What a disaster it was for that club to allow Mr Glib And Shameless anywhere near the centre of power. Their fans welcomed him with open arms.

When there were rumours earlier this year that he might return there was a section of their support who would have loved it and still worship this guy as a hero. But he dragged them through gutters so deep that they might never wash the stink off them. They still haven’t been able to, three years after he left.

Whatever their fans thought of Ashley, that man had signed commercial deals which King’s predecessors had signed in good faith. There was probably room for a renegotiation, but King was more interested in playing to the gallery.

At every turn, whenever he crossed a line Ashley came back and hit him with a court action. And every time Ashley did that the media took the club’s side, branded him the out of control one and then published Ibrox’s lies that the matter had finally been dealt with.

When they signed the Hummel deal, they said the matter was resolved.

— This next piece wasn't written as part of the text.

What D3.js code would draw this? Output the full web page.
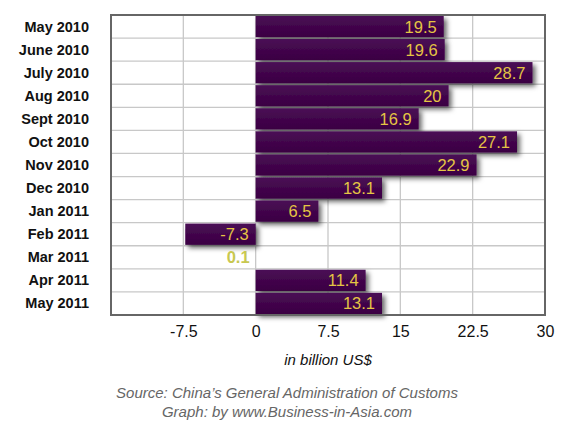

Not true. When they signed the Castore deal, they told the fans that there was nothing to worry about, that the “historical” issue with Ashley had been fixed and that they were free to move on.

There was no mainstream media interest in pursuing the truth of that; as usual, it was down to the blogs to point out that if such a deal had been struck the club would surely have publicised it and to great fanfare.

It seemed a bizarre way to break that news.

A few of us even called them liars.

Brave of us, right? Except that nothing about the way they announced it made sense and Ibrox has a history of lying to both the media and its own fans. It smelled wrong, and we said so, with Phil Mac Giolla Bhain in particular pretty clear in his view that the issues were nowhere near fixed.

We were probably the least surprised people in the world when the news of this court case first dropped last year.

The Hummel deal was so clearly in violation of the Sports Direct deal that it was nearly certain that court action would follow. They signed that deal with Hummel when Ashley and his people had exclusivity and the right to renew their contract year on year. Phil Mac Giolla Bhain spoke to people at Shirebrook at the time and they confirmed that as far as they were concerned those rights were intact.

As usual, Phil was scorned and so were the rest of us who pointed out the glaring, gaping holes in Ibrox’s story. We’ve been right at every stage of this; the Ibrox club has been caught telling porkies over and over again.

They’re not much better in the courtroom, in spite of much media spin

King and his people lost every battle in this fight, and the suspicion remains that even at the very end, Ashley still held the cards.

The impression that he and his people are the behind-the-scenes backers of Castore itself, something borne out by their sites still selling Ibrox stock and often before the club’s own outlets are, is impossible to shake.

The Ibrox club have played it fast and loose here at every stage, in their media spin and even face to face with their own fans.

The consequences are on their way, and will drop next year … just what they don’t need. Even if they cut a deal at this stage, Ashley and his people will want millions to settle this. That club deserves everything it gets.